===== Recorded information

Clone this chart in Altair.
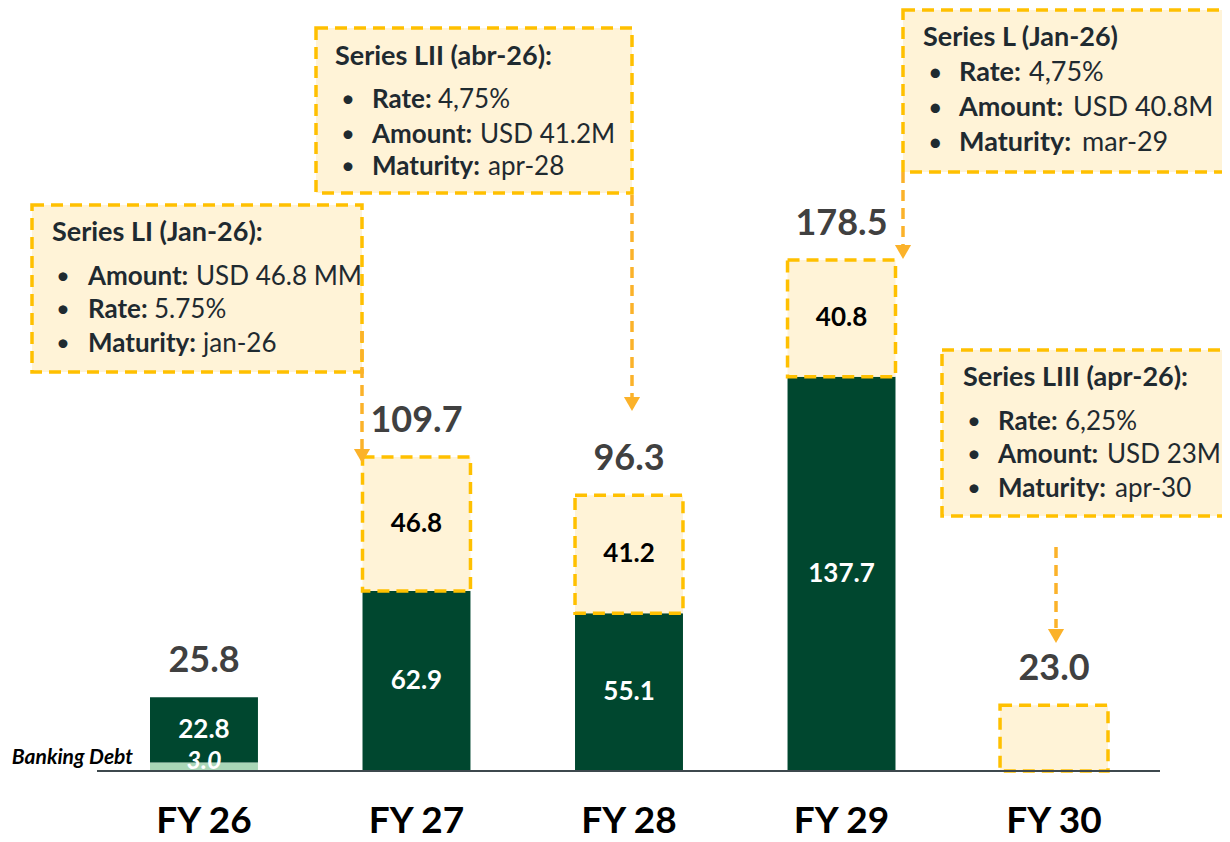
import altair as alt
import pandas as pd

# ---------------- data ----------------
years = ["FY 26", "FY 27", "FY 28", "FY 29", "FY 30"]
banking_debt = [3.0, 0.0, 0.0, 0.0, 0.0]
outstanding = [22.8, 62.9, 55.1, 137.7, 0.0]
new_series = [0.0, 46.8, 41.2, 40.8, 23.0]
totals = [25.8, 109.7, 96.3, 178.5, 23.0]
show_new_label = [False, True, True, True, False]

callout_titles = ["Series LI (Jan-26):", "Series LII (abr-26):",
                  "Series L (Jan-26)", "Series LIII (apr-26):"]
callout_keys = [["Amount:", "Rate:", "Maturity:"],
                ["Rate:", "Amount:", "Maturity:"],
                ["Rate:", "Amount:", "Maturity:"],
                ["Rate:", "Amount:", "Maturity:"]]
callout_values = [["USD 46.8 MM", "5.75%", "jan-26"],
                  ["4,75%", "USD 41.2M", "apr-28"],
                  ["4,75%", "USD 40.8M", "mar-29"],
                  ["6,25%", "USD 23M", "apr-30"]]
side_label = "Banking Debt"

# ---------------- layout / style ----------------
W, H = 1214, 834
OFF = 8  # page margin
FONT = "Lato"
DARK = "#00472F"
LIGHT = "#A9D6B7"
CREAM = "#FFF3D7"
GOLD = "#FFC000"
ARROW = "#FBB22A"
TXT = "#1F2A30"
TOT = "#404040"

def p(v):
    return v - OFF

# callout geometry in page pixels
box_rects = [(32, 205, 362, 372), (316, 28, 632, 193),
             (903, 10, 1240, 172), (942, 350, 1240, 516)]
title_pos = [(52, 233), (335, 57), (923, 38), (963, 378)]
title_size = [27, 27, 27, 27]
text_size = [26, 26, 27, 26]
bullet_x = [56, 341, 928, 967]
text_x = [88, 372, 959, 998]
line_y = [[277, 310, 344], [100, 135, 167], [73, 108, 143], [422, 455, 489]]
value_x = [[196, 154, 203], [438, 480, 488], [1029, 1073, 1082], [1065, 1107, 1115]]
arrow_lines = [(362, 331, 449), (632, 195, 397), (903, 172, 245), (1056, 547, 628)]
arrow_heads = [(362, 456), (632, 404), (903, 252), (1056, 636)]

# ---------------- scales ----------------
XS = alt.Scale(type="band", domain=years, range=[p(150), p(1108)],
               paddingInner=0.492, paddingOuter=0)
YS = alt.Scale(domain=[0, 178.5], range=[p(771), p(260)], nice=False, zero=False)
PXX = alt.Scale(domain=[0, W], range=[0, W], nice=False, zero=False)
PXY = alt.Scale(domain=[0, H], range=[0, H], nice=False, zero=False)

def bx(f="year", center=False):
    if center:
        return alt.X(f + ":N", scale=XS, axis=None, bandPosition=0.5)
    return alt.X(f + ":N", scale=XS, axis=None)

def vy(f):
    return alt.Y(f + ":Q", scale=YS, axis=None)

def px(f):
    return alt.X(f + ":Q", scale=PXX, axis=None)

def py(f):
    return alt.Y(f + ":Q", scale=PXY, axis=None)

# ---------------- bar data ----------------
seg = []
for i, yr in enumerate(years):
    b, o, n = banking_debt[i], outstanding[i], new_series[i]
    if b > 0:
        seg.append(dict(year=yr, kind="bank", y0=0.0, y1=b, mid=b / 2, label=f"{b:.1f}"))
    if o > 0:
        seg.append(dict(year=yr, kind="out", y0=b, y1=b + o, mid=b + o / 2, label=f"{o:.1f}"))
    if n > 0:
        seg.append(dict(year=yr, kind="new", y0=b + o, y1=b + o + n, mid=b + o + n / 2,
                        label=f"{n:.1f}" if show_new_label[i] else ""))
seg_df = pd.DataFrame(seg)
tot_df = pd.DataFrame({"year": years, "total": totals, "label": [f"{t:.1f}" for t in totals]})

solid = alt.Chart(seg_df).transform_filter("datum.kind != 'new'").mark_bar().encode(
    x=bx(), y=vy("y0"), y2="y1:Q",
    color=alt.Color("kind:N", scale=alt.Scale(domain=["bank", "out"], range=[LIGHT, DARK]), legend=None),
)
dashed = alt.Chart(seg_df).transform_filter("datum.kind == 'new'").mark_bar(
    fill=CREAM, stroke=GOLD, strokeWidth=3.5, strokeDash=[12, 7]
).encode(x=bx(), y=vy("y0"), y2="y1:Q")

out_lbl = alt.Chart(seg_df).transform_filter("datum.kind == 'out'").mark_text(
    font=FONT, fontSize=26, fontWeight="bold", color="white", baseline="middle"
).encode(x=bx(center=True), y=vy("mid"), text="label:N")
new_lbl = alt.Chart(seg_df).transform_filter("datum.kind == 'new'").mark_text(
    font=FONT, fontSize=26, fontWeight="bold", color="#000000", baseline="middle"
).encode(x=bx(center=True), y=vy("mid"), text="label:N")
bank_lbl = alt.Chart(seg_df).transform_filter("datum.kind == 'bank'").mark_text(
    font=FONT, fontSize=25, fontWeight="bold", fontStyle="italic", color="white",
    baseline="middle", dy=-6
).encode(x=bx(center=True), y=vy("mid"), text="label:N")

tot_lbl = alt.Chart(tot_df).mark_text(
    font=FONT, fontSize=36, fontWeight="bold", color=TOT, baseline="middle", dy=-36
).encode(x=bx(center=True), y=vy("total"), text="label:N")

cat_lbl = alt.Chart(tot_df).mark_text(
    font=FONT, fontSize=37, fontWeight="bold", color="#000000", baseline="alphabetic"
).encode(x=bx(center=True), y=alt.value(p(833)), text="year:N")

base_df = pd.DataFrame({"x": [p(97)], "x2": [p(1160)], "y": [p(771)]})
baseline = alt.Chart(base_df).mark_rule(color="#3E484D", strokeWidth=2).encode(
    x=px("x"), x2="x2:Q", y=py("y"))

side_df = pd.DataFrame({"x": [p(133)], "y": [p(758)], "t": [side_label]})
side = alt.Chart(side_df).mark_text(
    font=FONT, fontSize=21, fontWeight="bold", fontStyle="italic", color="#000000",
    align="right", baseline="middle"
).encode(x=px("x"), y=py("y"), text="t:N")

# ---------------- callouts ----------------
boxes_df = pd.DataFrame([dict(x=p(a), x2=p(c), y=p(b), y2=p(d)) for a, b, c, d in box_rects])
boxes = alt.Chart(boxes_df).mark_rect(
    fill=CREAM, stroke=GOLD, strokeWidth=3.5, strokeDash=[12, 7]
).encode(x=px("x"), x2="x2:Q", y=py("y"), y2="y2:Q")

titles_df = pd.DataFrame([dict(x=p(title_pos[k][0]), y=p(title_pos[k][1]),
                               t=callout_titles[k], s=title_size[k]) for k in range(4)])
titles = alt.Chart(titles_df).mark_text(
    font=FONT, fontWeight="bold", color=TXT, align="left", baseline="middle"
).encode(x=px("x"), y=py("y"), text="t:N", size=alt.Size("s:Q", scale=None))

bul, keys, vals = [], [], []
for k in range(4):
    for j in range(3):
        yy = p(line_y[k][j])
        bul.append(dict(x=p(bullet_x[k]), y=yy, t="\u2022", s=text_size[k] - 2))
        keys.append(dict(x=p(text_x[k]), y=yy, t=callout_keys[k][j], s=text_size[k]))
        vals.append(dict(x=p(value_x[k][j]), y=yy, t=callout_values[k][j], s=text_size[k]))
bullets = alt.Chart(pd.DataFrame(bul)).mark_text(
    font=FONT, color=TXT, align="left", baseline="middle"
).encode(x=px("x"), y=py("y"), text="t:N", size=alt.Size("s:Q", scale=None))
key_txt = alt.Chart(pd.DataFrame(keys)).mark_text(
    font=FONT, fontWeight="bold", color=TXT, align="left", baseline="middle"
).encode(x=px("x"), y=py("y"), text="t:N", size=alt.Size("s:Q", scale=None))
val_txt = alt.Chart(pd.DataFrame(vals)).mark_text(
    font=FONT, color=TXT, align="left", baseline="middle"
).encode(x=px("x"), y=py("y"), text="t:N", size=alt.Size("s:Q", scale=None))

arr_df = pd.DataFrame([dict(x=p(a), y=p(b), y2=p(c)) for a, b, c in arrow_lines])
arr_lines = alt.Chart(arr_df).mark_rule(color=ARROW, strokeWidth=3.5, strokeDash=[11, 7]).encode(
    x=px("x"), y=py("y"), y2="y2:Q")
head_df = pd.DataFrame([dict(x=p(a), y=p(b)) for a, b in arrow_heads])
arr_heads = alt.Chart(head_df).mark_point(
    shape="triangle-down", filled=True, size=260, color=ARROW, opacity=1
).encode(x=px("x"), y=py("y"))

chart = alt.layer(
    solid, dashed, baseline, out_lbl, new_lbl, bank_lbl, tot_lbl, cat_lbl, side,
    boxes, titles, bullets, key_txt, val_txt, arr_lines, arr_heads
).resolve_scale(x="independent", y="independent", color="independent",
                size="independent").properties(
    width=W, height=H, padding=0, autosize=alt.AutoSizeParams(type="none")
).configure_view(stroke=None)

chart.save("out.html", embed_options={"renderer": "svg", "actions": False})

==========

- Given task
Please take the lines from the beginning of the data above through the line holding "return v - OFF" and transcribe them exactly, without any pictures.

- Result below
Clone this chart in Altair.
import altair as alt
import pandas as pd

# ---------------- data ----------------
years = ["FY 26", "FY 27", "FY 28", "FY 29", "FY 30"]
banking_debt = [3.0, 0.0, 0.0, 0.0, 0.0]
outstanding = [22.8, 62.9, 55.1, 137.7, 0.0]
new_series = [0.0, 46.8, 41.2, 40.8, 23.0]
totals = [25.8, 109.7, 96.3, 178.5, 23.0]
show_new_label = [False, True, True, True, False]

callout_titles = ["Series LI (Jan-26):", "Series LII (abr-26):",
                  "Series L (Jan-26)", "Series LIII (apr-26):"]
callout_keys = [["Amount:", "Rate:", "Maturity:"],
                ["Rate:", "Amount:", "Maturity:"],
                ["Rate:", "Amount:", "Maturity:"],
                ["Rate:", "Amount:", "Maturity:"]]
callout_values = [["USD 46.8 MM", "5.75%", "jan-26"],
                  ["4,75%", "USD 41.2M", "apr-28"],
                  ["4,75%", "USD 40.8M", "mar-29"],
                  ["6,25%", "USD 23M", "apr-30"]]
side_label = "Banking Debt"

# ---------------- layout / style ----------------
W, H = 1214, 834
OFF = 8  # page margin
FONT = "Lato"
DARK = "#00472F"
LIGHT = "#A9D6B7"
CREAM = "#FFF3D7"
GOLD = "#FFC000"
ARROW = "#FBB22A"
TXT = "#1F2A30"
TOT = "#404040"

def p(v):
    return v - OFF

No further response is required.